» **LISTING**
[START]

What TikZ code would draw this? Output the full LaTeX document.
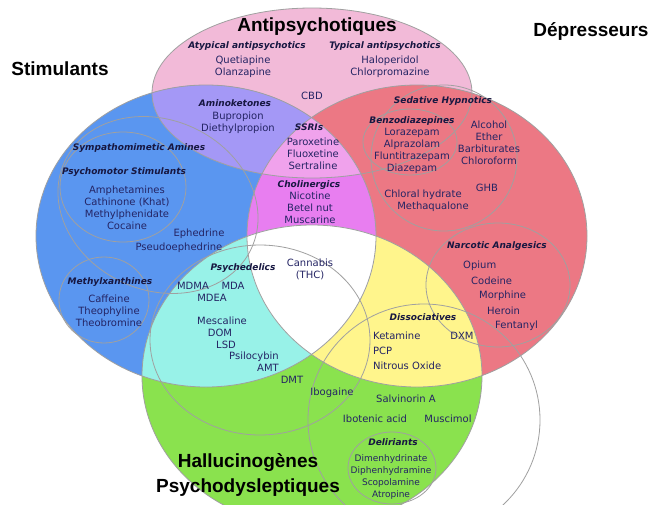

[END]
[START]

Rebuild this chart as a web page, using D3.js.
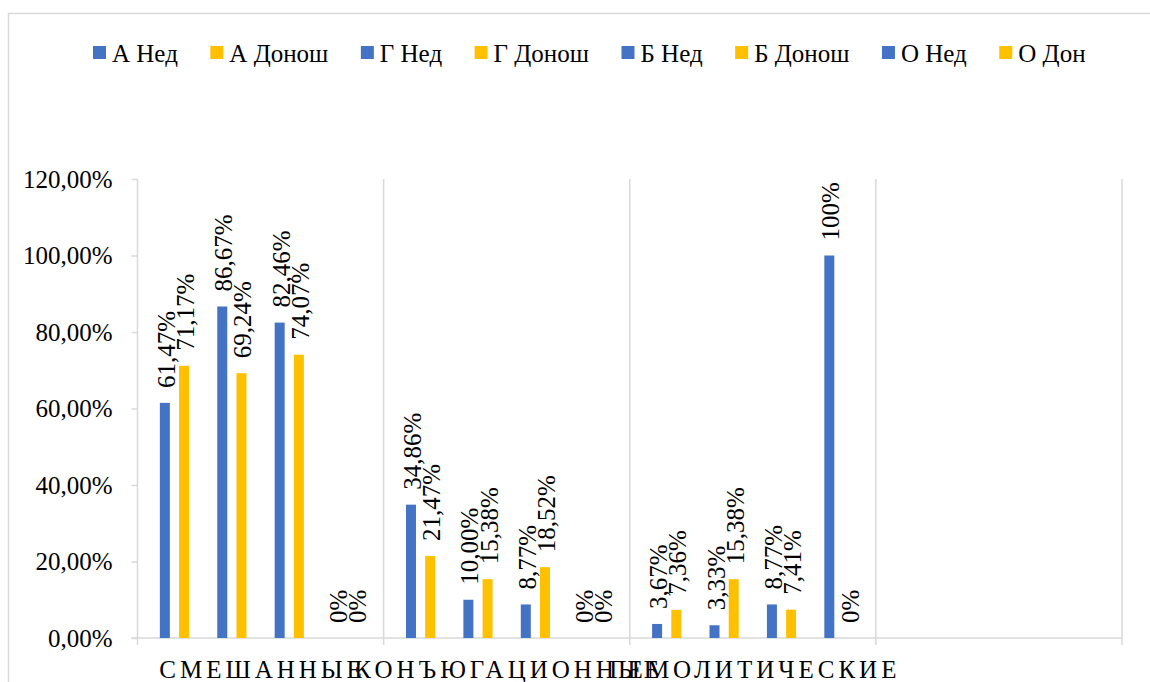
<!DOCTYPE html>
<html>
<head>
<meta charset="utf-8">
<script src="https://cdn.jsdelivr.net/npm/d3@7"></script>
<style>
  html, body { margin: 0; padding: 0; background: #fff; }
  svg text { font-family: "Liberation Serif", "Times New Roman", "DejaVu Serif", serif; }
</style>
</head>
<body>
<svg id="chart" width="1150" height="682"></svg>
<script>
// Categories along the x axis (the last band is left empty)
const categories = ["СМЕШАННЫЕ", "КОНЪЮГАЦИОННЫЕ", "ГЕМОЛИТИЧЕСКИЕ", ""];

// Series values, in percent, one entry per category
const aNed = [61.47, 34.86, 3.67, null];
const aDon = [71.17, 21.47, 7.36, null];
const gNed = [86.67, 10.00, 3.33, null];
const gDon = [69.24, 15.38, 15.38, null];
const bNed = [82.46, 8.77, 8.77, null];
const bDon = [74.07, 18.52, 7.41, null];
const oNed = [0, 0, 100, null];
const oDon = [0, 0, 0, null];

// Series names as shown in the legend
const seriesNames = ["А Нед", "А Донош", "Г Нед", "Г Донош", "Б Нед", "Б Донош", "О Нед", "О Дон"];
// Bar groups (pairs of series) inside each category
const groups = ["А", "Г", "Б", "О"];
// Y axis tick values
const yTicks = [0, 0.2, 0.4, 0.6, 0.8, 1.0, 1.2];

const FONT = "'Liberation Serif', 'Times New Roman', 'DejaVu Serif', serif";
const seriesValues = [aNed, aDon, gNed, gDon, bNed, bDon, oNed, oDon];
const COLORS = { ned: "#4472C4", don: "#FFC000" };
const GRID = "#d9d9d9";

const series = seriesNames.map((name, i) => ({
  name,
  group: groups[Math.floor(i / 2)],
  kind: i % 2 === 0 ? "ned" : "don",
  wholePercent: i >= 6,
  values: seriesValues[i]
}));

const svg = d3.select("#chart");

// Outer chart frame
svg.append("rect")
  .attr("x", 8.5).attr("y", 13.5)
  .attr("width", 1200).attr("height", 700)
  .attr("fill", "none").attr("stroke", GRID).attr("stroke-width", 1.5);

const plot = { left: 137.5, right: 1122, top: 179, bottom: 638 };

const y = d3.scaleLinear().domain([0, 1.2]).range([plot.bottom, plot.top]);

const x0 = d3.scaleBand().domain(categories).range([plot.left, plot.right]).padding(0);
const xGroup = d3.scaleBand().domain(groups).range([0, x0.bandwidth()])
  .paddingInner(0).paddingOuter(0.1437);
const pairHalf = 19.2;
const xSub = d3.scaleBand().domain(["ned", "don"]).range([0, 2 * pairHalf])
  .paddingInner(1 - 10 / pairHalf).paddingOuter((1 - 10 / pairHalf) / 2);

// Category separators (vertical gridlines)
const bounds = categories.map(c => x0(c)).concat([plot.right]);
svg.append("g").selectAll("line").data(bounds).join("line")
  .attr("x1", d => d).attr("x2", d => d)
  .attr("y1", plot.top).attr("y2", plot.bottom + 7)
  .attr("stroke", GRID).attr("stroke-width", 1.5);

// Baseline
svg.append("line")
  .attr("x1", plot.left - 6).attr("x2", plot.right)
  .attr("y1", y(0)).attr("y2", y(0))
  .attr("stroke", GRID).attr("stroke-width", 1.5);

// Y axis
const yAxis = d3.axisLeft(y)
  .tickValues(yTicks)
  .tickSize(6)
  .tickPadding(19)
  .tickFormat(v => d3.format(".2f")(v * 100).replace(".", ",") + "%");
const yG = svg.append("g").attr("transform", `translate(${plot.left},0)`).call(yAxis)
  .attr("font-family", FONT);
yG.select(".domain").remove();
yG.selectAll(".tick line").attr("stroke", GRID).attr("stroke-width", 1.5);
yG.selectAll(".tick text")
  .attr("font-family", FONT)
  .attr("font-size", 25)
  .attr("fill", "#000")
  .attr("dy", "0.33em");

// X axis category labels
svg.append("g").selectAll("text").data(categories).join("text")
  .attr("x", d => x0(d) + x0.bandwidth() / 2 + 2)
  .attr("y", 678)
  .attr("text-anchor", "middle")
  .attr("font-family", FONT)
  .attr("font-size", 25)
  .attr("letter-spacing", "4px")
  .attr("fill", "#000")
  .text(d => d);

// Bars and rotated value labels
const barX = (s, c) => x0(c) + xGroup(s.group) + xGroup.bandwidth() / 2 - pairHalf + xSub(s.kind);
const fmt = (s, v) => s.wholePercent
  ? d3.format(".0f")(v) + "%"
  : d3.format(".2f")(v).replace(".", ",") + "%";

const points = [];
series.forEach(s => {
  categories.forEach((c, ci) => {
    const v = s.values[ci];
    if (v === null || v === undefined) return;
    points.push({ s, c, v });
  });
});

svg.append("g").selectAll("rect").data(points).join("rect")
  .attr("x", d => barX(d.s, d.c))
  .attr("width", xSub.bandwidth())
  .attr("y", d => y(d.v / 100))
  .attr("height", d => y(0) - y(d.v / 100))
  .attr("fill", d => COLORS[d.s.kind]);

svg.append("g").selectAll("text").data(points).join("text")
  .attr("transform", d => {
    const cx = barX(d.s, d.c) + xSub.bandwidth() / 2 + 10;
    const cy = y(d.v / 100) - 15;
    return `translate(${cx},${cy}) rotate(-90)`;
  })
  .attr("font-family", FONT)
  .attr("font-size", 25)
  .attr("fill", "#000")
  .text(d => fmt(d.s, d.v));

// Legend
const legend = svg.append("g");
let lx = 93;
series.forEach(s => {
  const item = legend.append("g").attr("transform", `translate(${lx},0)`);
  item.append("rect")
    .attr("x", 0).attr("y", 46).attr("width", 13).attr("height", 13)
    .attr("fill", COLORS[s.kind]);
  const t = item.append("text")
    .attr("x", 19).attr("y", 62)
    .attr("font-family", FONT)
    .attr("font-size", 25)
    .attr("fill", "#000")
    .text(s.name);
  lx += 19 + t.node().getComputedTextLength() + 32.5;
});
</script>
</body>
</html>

[END]
[START]

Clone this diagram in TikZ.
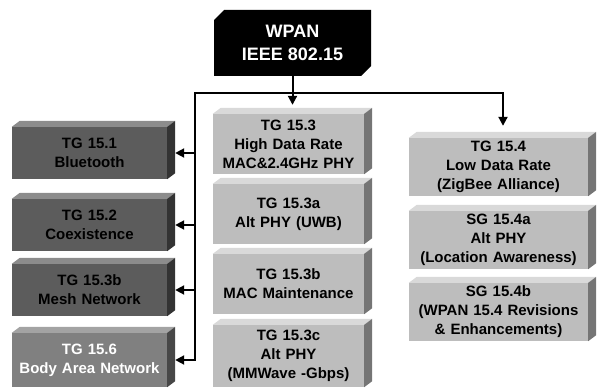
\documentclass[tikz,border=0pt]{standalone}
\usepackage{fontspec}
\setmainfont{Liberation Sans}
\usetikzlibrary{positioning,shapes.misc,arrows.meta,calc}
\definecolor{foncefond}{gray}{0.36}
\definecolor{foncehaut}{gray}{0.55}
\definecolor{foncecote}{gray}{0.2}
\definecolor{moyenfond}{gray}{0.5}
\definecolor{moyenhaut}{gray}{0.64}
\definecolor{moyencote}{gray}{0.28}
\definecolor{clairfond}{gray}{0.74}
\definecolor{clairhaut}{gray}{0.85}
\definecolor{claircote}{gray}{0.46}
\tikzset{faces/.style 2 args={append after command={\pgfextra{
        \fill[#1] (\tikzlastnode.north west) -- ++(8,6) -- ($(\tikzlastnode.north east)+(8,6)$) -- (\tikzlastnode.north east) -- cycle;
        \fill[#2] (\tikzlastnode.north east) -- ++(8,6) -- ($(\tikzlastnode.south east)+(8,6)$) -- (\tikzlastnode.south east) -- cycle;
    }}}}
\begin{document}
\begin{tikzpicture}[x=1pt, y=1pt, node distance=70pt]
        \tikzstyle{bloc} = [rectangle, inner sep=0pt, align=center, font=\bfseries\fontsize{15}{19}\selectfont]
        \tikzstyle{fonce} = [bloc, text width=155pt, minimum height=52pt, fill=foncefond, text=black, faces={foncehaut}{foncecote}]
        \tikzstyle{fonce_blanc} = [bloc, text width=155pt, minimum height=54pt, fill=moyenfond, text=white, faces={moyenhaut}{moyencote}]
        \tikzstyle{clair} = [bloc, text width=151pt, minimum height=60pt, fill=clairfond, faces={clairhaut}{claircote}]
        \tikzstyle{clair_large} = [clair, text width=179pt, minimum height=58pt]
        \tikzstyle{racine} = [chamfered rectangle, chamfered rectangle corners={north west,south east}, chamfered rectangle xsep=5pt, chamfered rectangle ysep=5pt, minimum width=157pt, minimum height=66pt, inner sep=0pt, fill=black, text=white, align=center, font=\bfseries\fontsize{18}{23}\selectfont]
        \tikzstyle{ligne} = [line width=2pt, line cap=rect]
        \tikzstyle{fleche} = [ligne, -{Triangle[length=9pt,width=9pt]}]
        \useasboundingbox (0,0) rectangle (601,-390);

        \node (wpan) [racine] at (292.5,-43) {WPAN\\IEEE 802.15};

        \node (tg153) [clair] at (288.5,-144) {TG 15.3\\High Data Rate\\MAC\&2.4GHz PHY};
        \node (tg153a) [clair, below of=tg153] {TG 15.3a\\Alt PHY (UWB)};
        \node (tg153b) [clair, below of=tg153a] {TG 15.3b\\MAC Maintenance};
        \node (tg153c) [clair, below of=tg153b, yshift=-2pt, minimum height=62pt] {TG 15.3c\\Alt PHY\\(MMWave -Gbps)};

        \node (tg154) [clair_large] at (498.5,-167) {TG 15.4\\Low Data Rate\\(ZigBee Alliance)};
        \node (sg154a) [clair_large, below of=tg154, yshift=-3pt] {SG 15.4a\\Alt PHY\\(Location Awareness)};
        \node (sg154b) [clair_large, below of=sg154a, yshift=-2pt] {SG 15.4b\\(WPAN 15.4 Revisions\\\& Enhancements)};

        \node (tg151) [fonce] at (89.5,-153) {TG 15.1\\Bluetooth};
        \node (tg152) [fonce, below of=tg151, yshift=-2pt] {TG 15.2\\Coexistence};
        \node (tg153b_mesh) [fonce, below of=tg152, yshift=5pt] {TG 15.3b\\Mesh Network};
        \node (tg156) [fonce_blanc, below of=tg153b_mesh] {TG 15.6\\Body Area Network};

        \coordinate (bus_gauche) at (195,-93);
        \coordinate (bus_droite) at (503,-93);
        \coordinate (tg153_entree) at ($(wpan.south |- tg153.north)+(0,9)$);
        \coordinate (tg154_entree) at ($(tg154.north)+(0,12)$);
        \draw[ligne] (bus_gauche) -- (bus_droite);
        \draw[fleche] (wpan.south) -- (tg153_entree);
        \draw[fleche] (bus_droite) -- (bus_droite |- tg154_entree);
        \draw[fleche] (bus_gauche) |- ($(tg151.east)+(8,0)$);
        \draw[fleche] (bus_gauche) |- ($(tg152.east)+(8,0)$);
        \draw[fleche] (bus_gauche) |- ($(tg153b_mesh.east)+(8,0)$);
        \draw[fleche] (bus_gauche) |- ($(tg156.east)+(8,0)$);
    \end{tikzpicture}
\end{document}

[END]

» **GOAL**
Each line containing the word "chart" counts once; report the total alone.

» **RESULT BELOW**
4